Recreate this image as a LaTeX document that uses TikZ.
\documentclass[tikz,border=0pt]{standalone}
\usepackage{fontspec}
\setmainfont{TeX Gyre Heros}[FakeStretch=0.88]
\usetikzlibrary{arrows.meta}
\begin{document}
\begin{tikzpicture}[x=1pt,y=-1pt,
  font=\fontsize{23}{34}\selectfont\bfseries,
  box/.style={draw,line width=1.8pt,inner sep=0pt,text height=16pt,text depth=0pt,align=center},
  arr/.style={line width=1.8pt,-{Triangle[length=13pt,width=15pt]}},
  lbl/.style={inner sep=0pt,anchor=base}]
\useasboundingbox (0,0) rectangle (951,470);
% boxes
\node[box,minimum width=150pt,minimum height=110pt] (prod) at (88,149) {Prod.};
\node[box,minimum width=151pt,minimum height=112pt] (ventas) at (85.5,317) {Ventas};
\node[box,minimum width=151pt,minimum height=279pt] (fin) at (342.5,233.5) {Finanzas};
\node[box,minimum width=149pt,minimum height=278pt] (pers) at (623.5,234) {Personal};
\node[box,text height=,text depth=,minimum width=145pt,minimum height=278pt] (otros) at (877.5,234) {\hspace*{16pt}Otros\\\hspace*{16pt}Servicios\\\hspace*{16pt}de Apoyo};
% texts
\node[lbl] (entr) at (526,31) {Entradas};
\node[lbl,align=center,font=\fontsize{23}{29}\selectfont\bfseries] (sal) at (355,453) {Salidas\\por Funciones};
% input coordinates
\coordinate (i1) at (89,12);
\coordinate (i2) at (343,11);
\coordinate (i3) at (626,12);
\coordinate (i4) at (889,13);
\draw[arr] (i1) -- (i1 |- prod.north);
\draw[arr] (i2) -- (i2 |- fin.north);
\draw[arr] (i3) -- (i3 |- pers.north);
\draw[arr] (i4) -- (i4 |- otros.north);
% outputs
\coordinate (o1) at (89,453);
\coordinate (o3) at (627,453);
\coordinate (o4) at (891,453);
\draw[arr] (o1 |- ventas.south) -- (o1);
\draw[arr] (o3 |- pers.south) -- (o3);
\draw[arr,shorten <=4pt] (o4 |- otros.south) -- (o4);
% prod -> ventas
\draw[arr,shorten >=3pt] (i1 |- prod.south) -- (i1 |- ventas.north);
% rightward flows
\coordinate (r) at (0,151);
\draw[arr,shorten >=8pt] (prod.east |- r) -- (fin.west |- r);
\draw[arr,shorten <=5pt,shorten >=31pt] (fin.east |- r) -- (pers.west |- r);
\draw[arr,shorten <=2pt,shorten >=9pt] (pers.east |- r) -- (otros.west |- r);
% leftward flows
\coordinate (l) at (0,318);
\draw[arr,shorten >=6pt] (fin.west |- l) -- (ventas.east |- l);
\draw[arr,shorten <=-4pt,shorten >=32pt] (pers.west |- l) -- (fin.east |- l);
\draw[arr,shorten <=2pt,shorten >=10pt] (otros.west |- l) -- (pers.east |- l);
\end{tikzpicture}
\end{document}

* * *

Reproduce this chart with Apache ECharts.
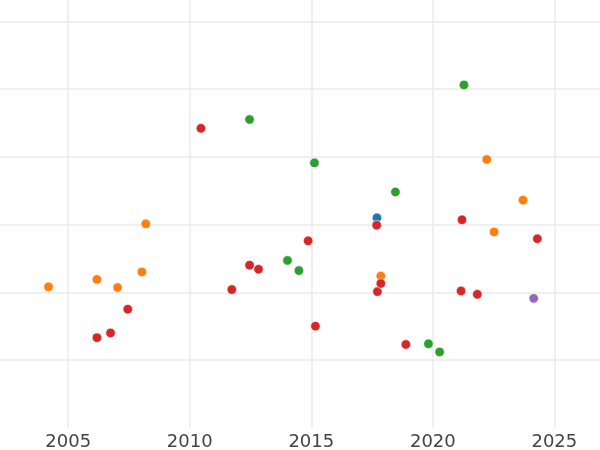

* * *

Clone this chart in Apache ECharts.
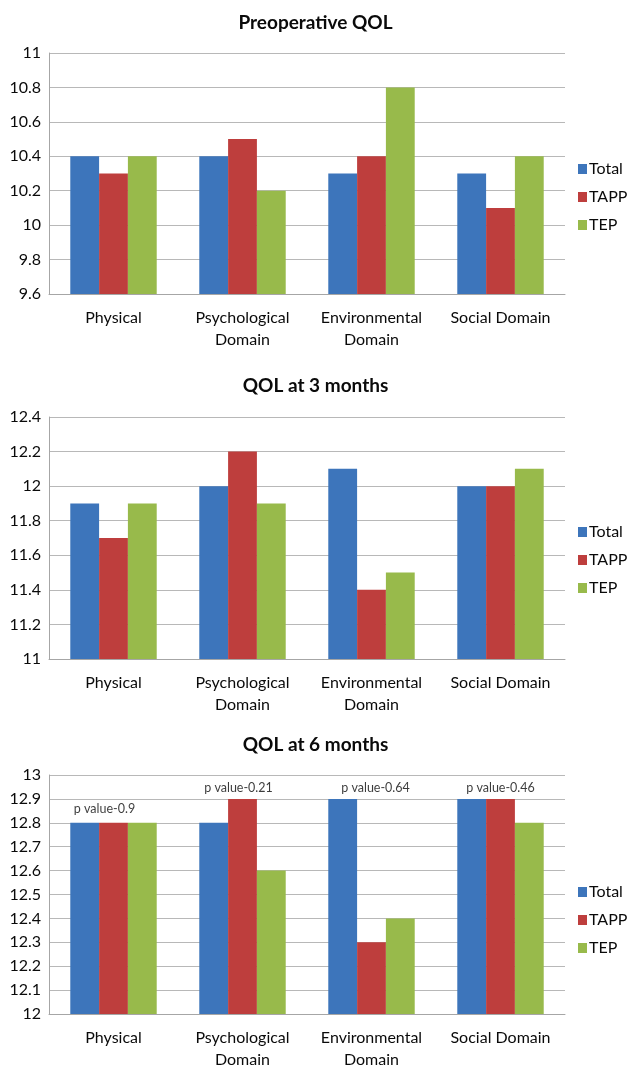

--- TASK STATEMENT ---
Copy out the lines that hold "Apache".

--- WRITTEN ANSWER ---
Reproduce this chart with Apache ECharts.
Clone this chart in Apache ECharts.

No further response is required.